_Do this_
Copy out the listing in full, exactly as written, but not its pictures.

_Information supplied_

▬▬▬

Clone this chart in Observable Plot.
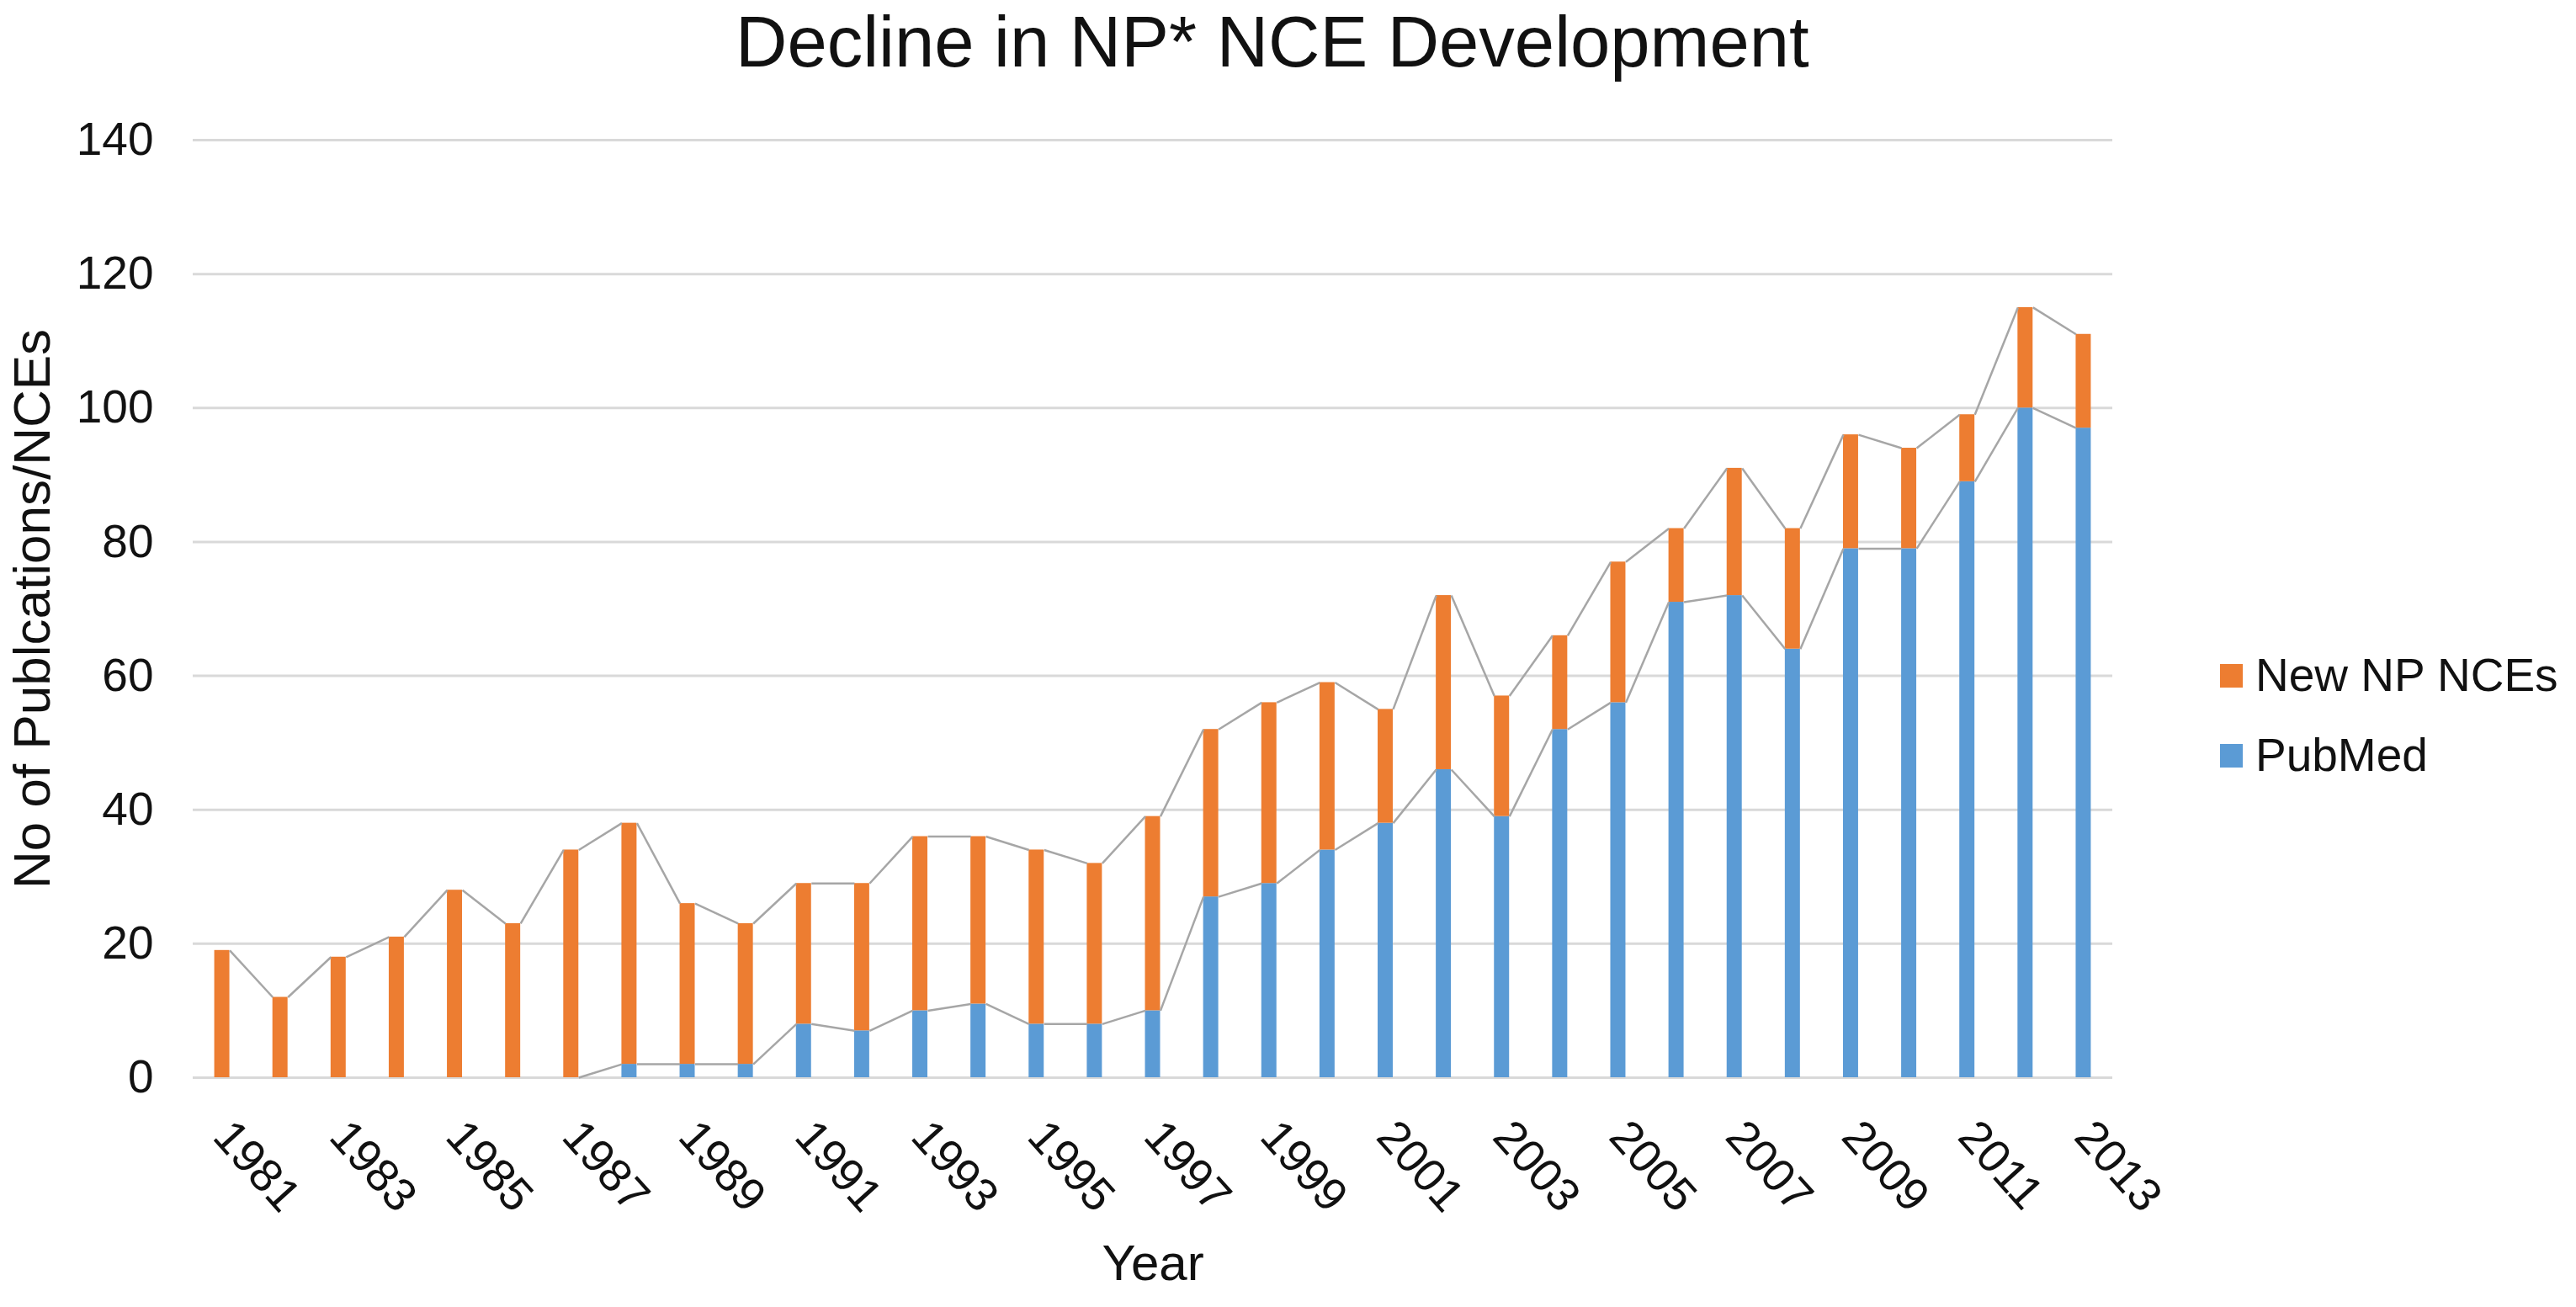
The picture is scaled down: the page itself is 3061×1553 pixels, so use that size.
<!DOCTYPE html>
<html><head><meta charset="utf-8">
<script src="https://cdn.jsdelivr.net/npm/d3@7"></script>
<script src="https://cdn.jsdelivr.net/npm/@observablehq/plot@0.6"></script>
<style>
html,body{margin:0;padding:0;background:#fff;}
#wrap{position:relative;width:3061px;height:1553px;font-family:"Liberation Sans",Arial,sans-serif;color:#111;overflow:hidden;}
#title{position:absolute;left:874px;top:1px;font-size:85px;line-height:normal;white-space:nowrap;}
#chart{position:absolute;left:0;top:100px;}
.leg{position:absolute;font-size:55px;line-height:55px;white-space:nowrap;}
.sw{position:absolute;width:27px;height:28px;}
</style></head><body>
<div id="wrap">
 <div id="title">Decline in NP* NCE Development</div>
 <div id="chart"></div>
 <div id="legend"></div>
</div>
<script>
const years = [1981,1982,1983,1984,1985,1986,1987,1988,1989,1990,1991,1992,1993,1994,1995,1996,1997,1998,1999,2000,2001,2002,2003,2004,2005,2006,2007,2008,2009,2010,2011,2012,2013];
const pubmed = [0,0,0,0,0,0,0,2,2,2,8,7,10,11,8,8,10,27,29,34,38,46,39,52,56,71,72,64,79,79,89,100,97];
const newNCE = [19,12,18,21,28,23,34,36,24,21,21,22,26,25,26,24,29,25,27,25,17,26,18,14,21,11,19,18,17,15,10,15,14];
const seriesNames = ["New NP NCEs","PubMed"];
const seriesColors = ["#ED7D31","#5B9BD5"];
const yTicks = [0,20,40,60,80,100,120,140];
const xTicks = years.filter(y => y % 2 === 1);
const halfBar = 0.13;

const rows = [];
years.forEach((yr,i)=>{
  rows.push({year: yr, series: "PubMed", y1: 0, y2: pubmed[i]});
  rows.push({year: yr, series: "New NP NCEs", y1: pubmed[i], y2: pubmed[i]+newNCE[i]});
});
const totals = years.map((_,i)=>pubmed[i]+newNCE[i]);
const links = [];
for (const v of [pubmed, totals]) {
  for (let i=0;i<years.length-1;i++){
    if (v[i]===0 && v[i+1]===0) continue;
    links.push({x1: years[i]+halfBar, y1: v[i], x2: years[i+1]-halfBar, y2: v[i+1]});
  }
}

const chart = Plot.plot({
  width: 3061, height: 1453,
  marginLeft: 229, marginRight: 551, marginTop: 66, marginBottom: 273,
  style: {fontFamily: '"Liberation Sans", Arial, sans-serif', fontSize: "55px", background: "#fff", color: "#111"},
  x: {type: "linear", domain: [1980.5, 2013.5]},
  y: {domain: [0, 140]},
  color: {domain: seriesNames, range: seriesColors},
  marks: [
    Plot.gridY({ticks: yTicks, stroke: "#D9D9D9", strokeOpacity: 1, strokeWidth: 3}),
    Plot.rect(rows.filter(d => d.y2 > d.y1), {x1: d => d.year - halfBar, x2: d => d.year + halfBar, y1: "y1", y2: "y2", fill: "series"}),
    Plot.link(links, {x1: "x1", y1: "y1", x2: "x2", y2: "y2", stroke: "#A6A6A6", strokeWidth: 2.5}),
    Plot.axisY({ticks: yTicks, tickSize: 0, tickPadding: 47, label: "No of Publcations/NCEs", labelAnchor: "center", labelOffset: 215, labelArrow: "none", fontSize: 55}),
    Plot.axisX({ticks: xTicks, tickFormat: d => String(d), tickSize: 0, tickPadding: 60, tickRotate: 48, label: "Year", labelAnchor: "center", labelOffset: 240, labelArrow: "none", fontSize: 55})
  ]
});
document.getElementById("chart").appendChild(chart);
d3.select(chart).selectAll('[aria-label="y-axis label"]').attr("font-size", 62);
d3.select(chart).selectAll('[aria-label="y-axis label"] text').attr("font-size", 62);
d3.select(chart).selectAll('[aria-label="x-axis label"]').attr("font-size", 60);
d3.select(chart).selectAll('[aria-label="x-axis label"] text').attr("font-size", 60);

const legend = d3.select("#legend");
const legTops = [775, 870];
seriesNames.forEach((name, i) => {
  legend.append("div").attr("class", "sw").style("left", "2638px").style("top", (legTops[i] + 14) + "px").style("background", seriesColors[i]);
  legend.append("div").attr("class", "leg").style("left", "2680px").style("top", legTops[i] + "px").text(name);
});
</script>
</body></html>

▬▬▬

_Correct response_
Clone this chart in Observable Plot.
The picture is scaled down: the page itself is 3061×1553 pixels, so use that size.
<!DOCTYPE html>
<html><head><meta charset="utf-8">
<script src="https://cdn.jsdelivr.net/npm/d3@7"></script>
<script src="https://cdn.jsdelivr.net/npm/@observablehq/plot@0.6"></script>
<style>
html,body{margin:0;padding:0;background:#fff;}
#wrap{position:relative;width:3061px;height:1553px;font-family:"Liberation Sans",Arial,sans-serif;color:#111;overflow:hidden;}
#title{position:absolute;left:874px;top:1px;font-size:85px;line-height:normal;white-space:nowrap;}
#chart{position:absolute;left:0;top:100px;}
.leg{position:absolute;font-size:55px;line-height:55px;white-space:nowrap;}
.sw{position:absolute;width:27px;height:28px;}
</style></head><body>
<div id="wrap">
 <div id="title">Decline in NP* NCE Development</div>
 <div id="chart"></div>
 <div id="legend"></div>
</div>
<script>
const years = [1981,1982,1983,1984,1985,1986,1987,1988,1989,1990,1991,1992,1993,1994,1995,1996,1997,1998,1999,2000,2001,2002,2003,2004,2005,2006,2007,2008,2009,2010,2011,2012,2013];
const pubmed = [0,0,0,0,0,0,0,2,2,2,8,7,10,11,8,8,10,27,29,34,38,46,39,52,56,71,72,64,79,79,89,100,97];
const newNCE = [19,12,18,21,28,23,34,36,24,21,21,22,26,25,26,24,29,25,27,25,17,26,18,14,21,11,19,18,17,15,10,15,14];
const seriesNames = ["New NP NCEs","PubMed"];
const seriesColors = ["#ED7D31","#5B9BD5"];
const yTicks = [0,20,40,60,80,100,120,140];
const xTicks = years.filter(y => y % 2 === 1);
const halfBar = 0.13;

const rows = [];
years.forEach((yr,i)=>{
  rows.push({year: yr, series: "PubMed", y1: 0, y2: pubmed[i]});
  rows.push({year: yr, series: "New NP NCEs", y1: pubmed[i], y2: pubmed[i]+newNCE[i]});
});
const totals = years.map((_,i)=>pubmed[i]+newNCE[i]);
const links = [];
for (const v of [pubmed, totals]) {
  for (let i=0;i<years.length-1;i++){
    if (v[i]===0 && v[i+1]===0) continue;
    links.push({x1: years[i]+halfBar, y1: v[i], x2: years[i+1]-halfBar, y2: v[i+1]});
  }
}

const chart = Plot.plot({
  width: 3061, height: 1453,
  marginLeft: 229, marginRight: 551, marginTop: 66, marginBottom: 273,
  style: {fontFamily: '"Liberation Sans", Arial, sans-serif', fontSize: "55px", background: "#fff", color: "#111"},
  x: {type: "linear", domain: [1980.5, 2013.5]},
  y: {domain: [0, 140]},
  color: {domain: seriesNames, range: seriesColors},
  marks: [
    Plot.gridY({ticks: yTicks, stroke: "#D9D9D9", strokeOpacity: 1, strokeWidth: 3}),
    Plot.rect(rows.filter(d => d.y2 > d.y1), {x1: d => d.year - halfBar, x2: d => d.year + halfBar, y1: "y1", y2: "y2", fill: "series"}),
    Plot.link(links, {x1: "x1", y1: "y1", x2: "x2", y2: "y2", stroke: "#A6A6A6", strokeWidth: 2.5}),
    Plot.axisY({ticks: yTicks, tickSize: 0, tickPadding: 47, label: "No of Publcations/NCEs", labelAnchor: "center", labelOffset: 215, labelArrow: "none", fontSize: 55}),
    Plot.axisX({ticks: xTicks, tickFormat: d => String(d), tickSize: 0, tickPadding: 60, tickRotate: 48, label: "Year", labelAnchor: "center", labelOffset: 240, labelArrow: "none", fontSize: 55})
  ]
});
document.getElementById("chart").appendChild(chart);
d3.select(chart).selectAll('[aria-label="y-axis label"]').attr("font-size", 62);
d3.select(chart).selectAll('[aria-label="y-axis label"] text').attr("font-size", 62);
d3.select(chart).selectAll('[aria-label="x-axis label"]').attr("font-size", 60);
d3.select(chart).selectAll('[aria-label="x-axis label"] text').attr("font-size", 60);

const legend = d3.select("#legend");
const legTops = [775, 870];
seriesNames.forEach((name, i) => {
  legend.append("div").attr("class", "sw").style("left", "2638px").style("top", (legTops[i] + 14) + "px").style("background", seriesColors[i]);
  legend.append("div").attr("class", "leg").style("left", "2680px").style("top", legTops[i] + "px").text(name);
});
</script>
</body></html>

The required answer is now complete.